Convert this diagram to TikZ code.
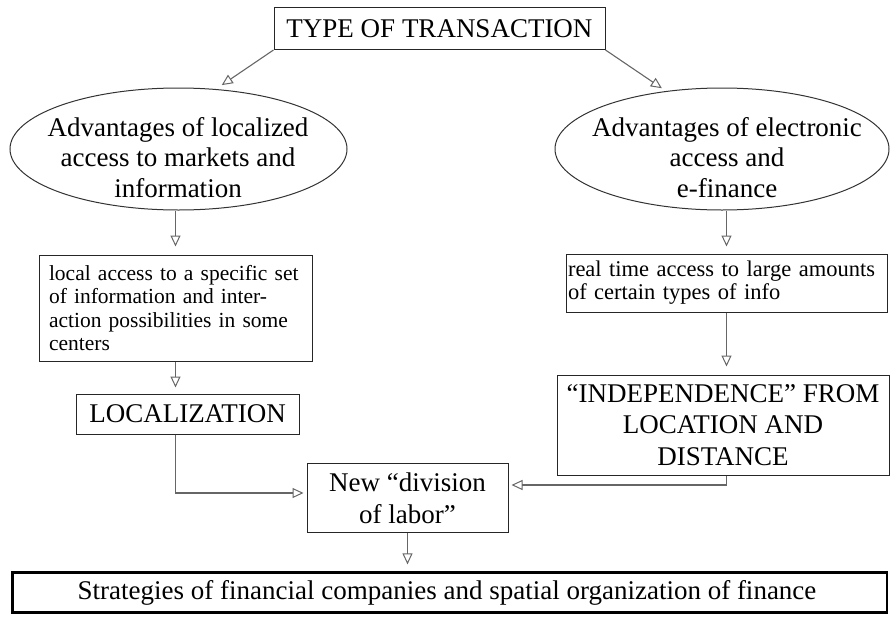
\documentclass[tikz,border=0pt]{standalone}
\usepackage{fontspec}
\setmainfont{Liberation Serif}
\usetikzlibrary{arrows.meta,shapes.geometric,calc}

\begin{document}
\begin{tikzpicture}[x=1pt,y=-1pt,
  box/.style={draw=black!85, line width=1pt, inner sep=0pt, align=center},
  big/.style={font=\fontsize{27}{31}\selectfont},
  oval/.style={ellipse, draw=black!80, line width=1pt, inner sep=0pt},
  conn/.style={draw=black!60, line width=1.1pt, -{Triangle[open,length=11pt,width=10pt,line width=1pt]}},
]
\useasboundingbox (0,0) rectangle (891,616);

% top box
\node[box,big,minimum width=331,minimum height=42] (type) at (439.5,28.5) {TYPE OF TRANSACTION};

% the two advantage ellipses and their texts
\node[oval,minimum width=337,minimum height=122] (lell) at (178.5,149) {};
\node[align=center,inner sep=0pt,font=\fontsize{27}{30.5}\selectfont] (ltxt) at (178,157.5) {Advantages of localized\\access to markets and\\information};
\node[oval,minimum width=334,minimum height=122] (rell) at (722,149) {};
\node[align=center,inner sep=0pt,font=\fontsize{27}{30.5}\selectfont] (rtxt) at (727,157.5) {Advantages of electronic\\access and\\e-finance};

% detail boxes
\node[box,align=left,text width=253,inner xsep=10pt,minimum height=106,font=\fontsize{21.5}{23.5}\selectfont] (lbox) at (175.5,308)
  {local access to a specific set\\of information and inter-\\action possibilities in some\\centers};
\node[box,align=left,text width=317,inner xsep=2pt,minimum height=58,font=\fontsize{22.5}{23}\selectfont] (rbox) at (726.5,283)
  {real time access to large amounts\\of certain types of info};

% outcome boxes
\node[box,big,minimum width=223,minimum height=40] (loc) at (187.5,414) {LOCALIZATION};
\node[box,minimum width=332,minimum height=100,font=\fontsize{27}{31.5}\selectfont] (ind) at (723,425)
  {“INDEPENDENCE” FROM\\LOCATION AND\\DISTANCE};
\node[box,minimum width=201,minimum height=69,font=\fontsize{27}{32}\selectfont] (new) at (407.5,498)
  {New “division\\of labor”};

% final box with heavy frame
\node[draw=black,line width=1.2pt,minimum width=874,minimum height=39,inner sep=0pt,big] (strat) at (450,592.5)
  {Strategies of financial companies and spatial organization of finance\hspace*{6pt}};
\draw[line width=3.5pt] (strat.north east) -- (strat.north west) -- (strat.south west) -- (strat.south east);

% connectors
\draw[conn,shorten >=7pt] (type.south west) -- (lell.58);
\draw[conn,shorten >=5pt] (type.south east) -- (rell.134);
\draw[conn,shorten >=8pt] (lell.south -| lbox.north) -- (lbox.north);
\draw[conn,shorten >=7pt] (rell.south -| rbox.north) -- (rbox.north);
\draw[conn,shorten >=6pt] (lbox.south) -- (lbox.south |- loc.north);
\draw[conn,shorten >=8pt] (rbox.south) -- (rbox.south |- ind.north);
\draw[conn,shorten >=3pt] (loc.south -| lbox.south) |- ([yshift=5pt]new.west);
\draw[conn,shorten >=3pt] (ind.south -| rbox.south) |- ([yshift=13pt]new.east);
\draw[conn,shorten >=8pt] (new.south) -- (new.south |- strat.north);
\end{tikzpicture}
\end{document}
-------------------------
**PROBLEM TO WORK ON:**
Give an exact copy of the material, leaving out every picture.

**RESPONSE:**
Convert this diagram to TikZ code.
\documentclass[tikz,border=0pt]{standalone}
\usepackage{fontspec}
\setmainfont{Liberation Serif}
\usetikzlibrary{arrows.meta,shapes.geometric,calc}

\begin{document}
\begin{tikzpicture}[x=1pt,y=-1pt,
  box/.style={draw=black!85, line width=1pt, inner sep=0pt, align=center},
  big/.style={font=\fontsize{27}{31}\selectfont},
  oval/.style={ellipse, draw=black!80, line width=1pt, inner sep=0pt},
  conn/.style={draw=black!60, line width=1.1pt, -{Triangle[open,length=11pt,width=10pt,line width=1pt]}},
]
\useasboundingbox (0,0) rectangle (891,616);

% top box
\node[box,big,minimum width=331,minimum height=42] (type) at (439.5,28.5) {TYPE OF TRANSACTION};

% the two advantage ellipses and their texts
\node[oval,minimum width=337,minimum height=122] (lell) at (178.5,149) {};
\node[align=center,inner sep=0pt,font=\fontsize{27}{30.5}\selectfont] (ltxt) at (178,157.5) {Advantages of localized\\access to markets and\\information};
\node[oval,minimum width=334,minimum height=122] (rell) at (722,149) {};
\node[align=center,inner sep=0pt,font=\fontsize{27}{30.5}\selectfont] (rtxt) at (727,157.5) {Advantages of electronic\\access and\\e-finance};

% detail boxes
\node[box,align=left,text width=253,inner xsep=10pt,minimum height=106,font=\fontsize{21.5}{23.5}\selectfont] (lbox) at (175.5,308)
  {local access to a specific set\\of information and inter-\\action possibilities in some\\centers};
\node[box,align=left,text width=317,inner xsep=2pt,minimum height=58,font=\fontsize{22.5}{23}\selectfont] (rbox) at (726.5,283)
  {real time access to large amounts\\of certain types of info};

% outcome boxes
\node[box,big,minimum width=223,minimum height=40] (loc) at (187.5,414) {LOCALIZATION};
\node[box,minimum width=332,minimum height=100,font=\fontsize{27}{31.5}\selectfont] (ind) at (723,425)
  {“INDEPENDENCE” FROM\\LOCATION AND\\DISTANCE};
\node[box,minimum width=201,minimum height=69,font=\fontsize{27}{32}\selectfont] (new) at (407.5,498)
  {New “division\\of labor”};

% final box with heavy frame
\node[draw=black,line width=1.2pt,minimum width=874,minimum height=39,inner sep=0pt,big] (strat) at (450,592.5)
  {Strategies of financial companies and spatial organization of finance\hspace*{6pt}};
\draw[line width=3.5pt] (strat.north east) -- (strat.north west) -- (strat.south west) -- (strat.south east);

% connectors
\draw[conn,shorten >=7pt] (type.south west) -- (lell.58);
\draw[conn,shorten >=5pt] (type.south east) -- (rell.134);
\draw[conn,shorten >=8pt] (lell.south -| lbox.north) -- (lbox.north);
\draw[conn,shorten >=7pt] (rell.south -| rbox.north) -- (rbox.north);
\draw[conn,shorten >=6pt] (lbox.south) -- (lbox.south |- loc.north);
\draw[conn,shorten >=8pt] (rbox.south) -- (rbox.south |- ind.north);
\draw[conn,shorten >=3pt] (loc.south -| lbox.south) |- ([yshift=5pt]new.west);
\draw[conn,shorten >=3pt] (ind.south -| rbox.south) |- ([yshift=13pt]new.east);
\draw[conn,shorten >=8pt] (new.south) -- (new.south |- strat.north);
\end{tikzpicture}
\end{document}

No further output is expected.